In reality I didn't like any of the characters. I often find men writing a female first person narrator unconvincing and this is no exception. Dakota reads like a man at times, she irritates me by saying every man she meets is hot but giving no real reasoning behind that opinion. Maybe a cursory description but no gut emotion behind it. Then it turns out she's got an ex-girlfriend. Hrm, I'm not convinced at all.

Then there's the attempt to fit in some S&M so it kind of feels like it's being written to a familiar template. Sorry, this one wasn't for me.

The Hunger Games Trilogy

The Hunger Games gets mentioned so much on other blogs, I felt I had to see what all the fuss was about. The first book literally had me running out the door to get the rest of the trilogy (for some reason they're not available on the Kindle).
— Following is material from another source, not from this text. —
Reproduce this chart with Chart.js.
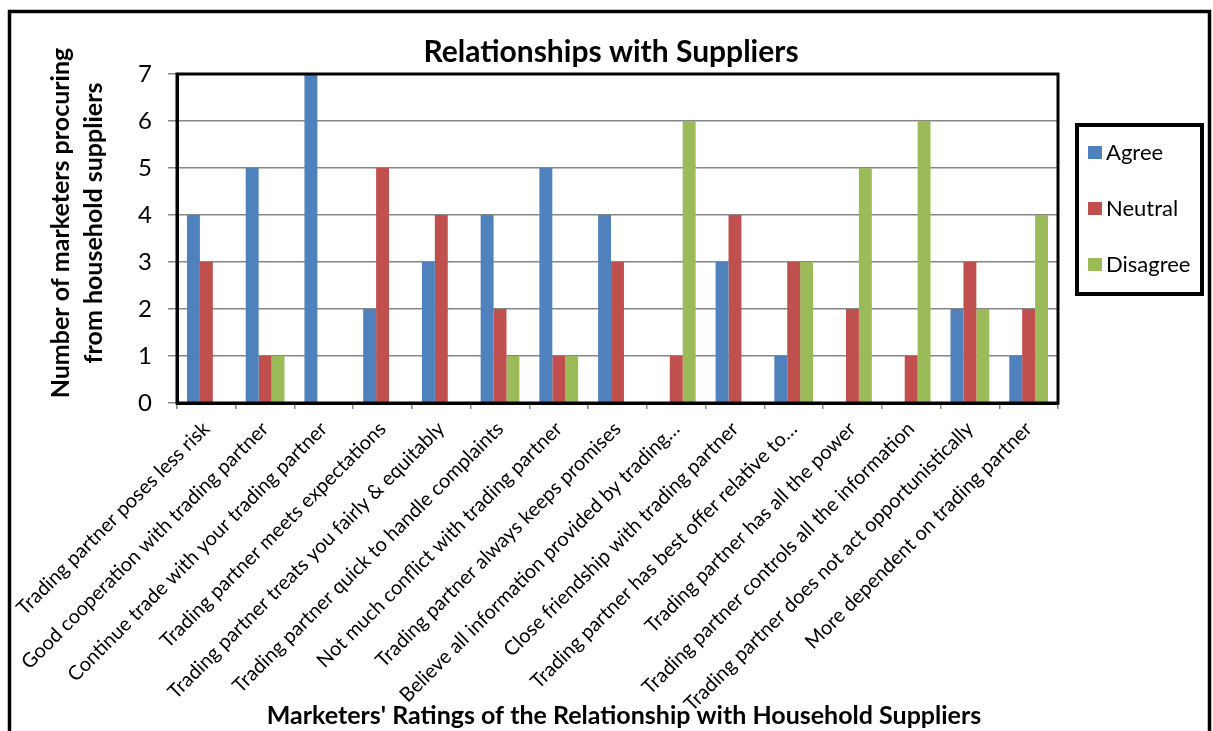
<!DOCTYPE html>
<html>
<head>
<meta charset="utf-8">
<script src="https://cdn.jsdelivr.net/npm/chart.js@4.4.1/dist/chart.umd.min.js"></script>
<style>
    body { margin: 0; background: #fff; }
    #wrap { position: relative; width: 1213px; height: 731px; }
</style>
</head>
<body>
<div id="wrap"><canvas id="suppliersGraph" width="1213" height="731"></canvas></div>
<script>
const categories = [
    "Trading partner poses less risk",
    "Good cooperation with trading partner",
    "Continue trade with your trading partner",
    "Trading partner meets expectations",
    "Trading partner treats you fairly & equitably",
    "Trading partner quick to handle complaints",
    "Not much conflict with trading partner",
    "Trading partner always keeps promises",
    "Believe all information provided by trading\u2026",
    "Close friendship with trading partner",
    "Trading partner has best offer relative to\u2026",
    "Trading partner has all the power",
    "Trading partner controls all the information",
    "Trading partner does not act opportunistically",
    "More dependent on trading partner"
];

const agree    = [4, 5, 7, 2, 3, 4, 5, 4, 0, 3, 1, 0, 0, 2, 1];
const neutral  = [3, 1, 0, 5, 4, 2, 1, 3, 1, 4, 3, 2, 1, 3, 2];
const disagree = [0, 1, 0, 0, 0, 1, 1, 0, 6, 0, 3, 5, 6, 2, 4];

const yTicks = [0, 1, 2, 3, 4, 5, 6, 7];

const chartTitle = "Relationships with Suppliers";
const yTitle = ["Number of marketers procuring", "from household suppliers"];
const xTitle = "Marketers' Ratings of the Relationship with Household Suppliers";

const FONT = "Lato, 'Open Sans', sans-serif";

// frame, titles and the boxed legend, drawn like the excel original
const decorations = {
    id: 'decorations',
    afterDraw(chart) {
        const ctx = chart.ctx;
        const area = chart.chartArea;
        ctx.save();

        // outer border of the picture
        ctx.strokeStyle = '#000';
        ctx.lineWidth = 3.5;
        ctx.strokeRect(9.5, 11.5, 1200, 760);

        // plot frame
        ctx.lineWidth = 3;
        ctx.strokeRect(area.left, area.top, area.right - area.left, area.bottom - area.top);

        ctx.fillStyle = '#000';
        ctx.textAlign = 'center';
        ctx.textBaseline = 'middle';

        ctx.font = "bold 30px " + FONT;
        ctx.fillText(chartTitle, 611, 52);

        ctx.font = "bold 25px " + FONT;
        ctx.fillText(xTitle, 624, 716);

        ctx.save();
        ctx.translate(61, 223);
        ctx.rotate(-Math.PI / 2);
        ctx.fillText(yTitle[0], 0, 0);
        ctx.restore();
        ctx.save();
        ctx.translate(94, 223);
        ctx.rotate(-Math.PI / 2);
        ctx.fillText(yTitle[1], 0, 0);
        ctx.restore();

        // legend box
        ctx.lineWidth = 4;
        ctx.strokeRect(1077, 125, 125, 169);
        ctx.textAlign = 'left';
        ctx.font = "22px " + FONT;
        chart.data.datasets.forEach((ds, i) => {
            const y = 153 + i * 56;
            ctx.fillStyle = ds.backgroundColor;
            ctx.fillRect(1088, y - 7, 14, 13);
            ctx.fillStyle = '#000';
            ctx.fillText(ds.label, 1106, y);
        });

        ctx.restore();
    }
};

const suppliersGraph = document.getElementById('suppliersGraph');

const relationshipChart = new Chart(suppliersGraph, {
    type: 'bar',
    data: {
        labels: categories,
        datasets: [
            { label: 'Agree', data: agree, backgroundColor: '#4F81BD' },
            { label: 'Neutral', data: neutral, backgroundColor: '#C0504D' },
            { label: 'Disagree', data: disagree, backgroundColor: '#9BBB59' }
        ]
    },
    options: {
        responsive: false,
        animation: false,
        layout: {
            padding: { top: 74, right: 155, left: 0, bottom: 0 }
        },
        datasets: {
            bar: {
                categoryPercentage: 0.66,
                barPercentage: 1.0
            }
        },
        plugins: {
            legend: { display: false },
            title: { display: false },
            tooltip: { enabled: false }
        },
        scales: {
            x: {
                afterFit: (scale) => { scale.height = 328; },
                grid: {
                    offset: true,
                    drawOnChartArea: false,
                    drawTicks: true,
                    tickLength: 6,
                    color: '#868686',
                    lineWidth: 1.5
                },
                border: { color: '#000', width: 3 },
                ticks: {
                    autoSkip: false,
                    minRotation: 45,
                    maxRotation: 45,
                    padding: 8,
                    color: '#000',
                    font: { family: FONT, size: 20 }
                }
            },
            y: {
                min: 0,
                max: 7,
                afterFit: (scale) => { scale.width = 177; },
                afterBuildTicks: (scale) => {
                    scale.ticks = yTicks.map(v => ({ value: v }));
                },
                grid: {
                    color: '#868686',
                    lineWidth: 1.5,
                    tickLength: 9
                },
                border: { color: '#000', width: 3 },
                ticks: {
                    padding: 16,
                    color: '#000',
                    font: { family: FONT, size: 24 }
                }
            }
        }
    },
    plugins: [decorations]
});
</script>
</body>
</html>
The first book, The Hunger Games, had me gripped. It might be marketed as young adult, but its content is certainly not just for teens. The world is violent and uncertain, where teenagers from each district must kill each other or be killed on live television. If you don't want to get invested in the whole trilogy, I think this works as a standalone novel and is definitely the high point.

Catching Fire seems to take a long time to get going. There's plenty of time to plant the seeds of rebellion in the readers' minds but then it all seems a bit rushed near the end when the real action takes place. However, the end is a cliff-hanger so make sure you have the final book ready to read back-to-back!

It would have been easy to make Mockingjay a repeat of either of the first two books but it does change direction. It feels much more like a war story however the plot seems to go on and on, like she can't quite work out what she wanted to include so she put everything in. I enjoyed the world and was attached to the characters enough to keep going but I felt it could have done with a good prune at the editing stage.

Still, I shed a few tears at the end and I did read all three books within 24 hours so those have to be signs of an enjoyable trilogy overall!

My edition of The Hunger Games had an author interview at the back. When asked what gave her the idea for the trilogy I was expecting a mention of The Running Man or other such sci-fi classics. Suzanne Collins does make it sound like it was an entirely original idea and that irks me. She's old enough to know about other works that are similar, it's great to be inspired but really you should mention your influences.

Many of you have been discussing the forthcoming film adaptation. Whilst I think the content does lend itself to the big screen, I feel like the studios are going to want to aim it at a younger audience and some of the horror is likely to be glossed over or completely removed. There are a lot of scenes that would give it an 18 rating if they stayed put. Also there's a lot going on inside Katniss's head that would be difficult to get across in a film, unless there's going to be a lot of use of a voice-over.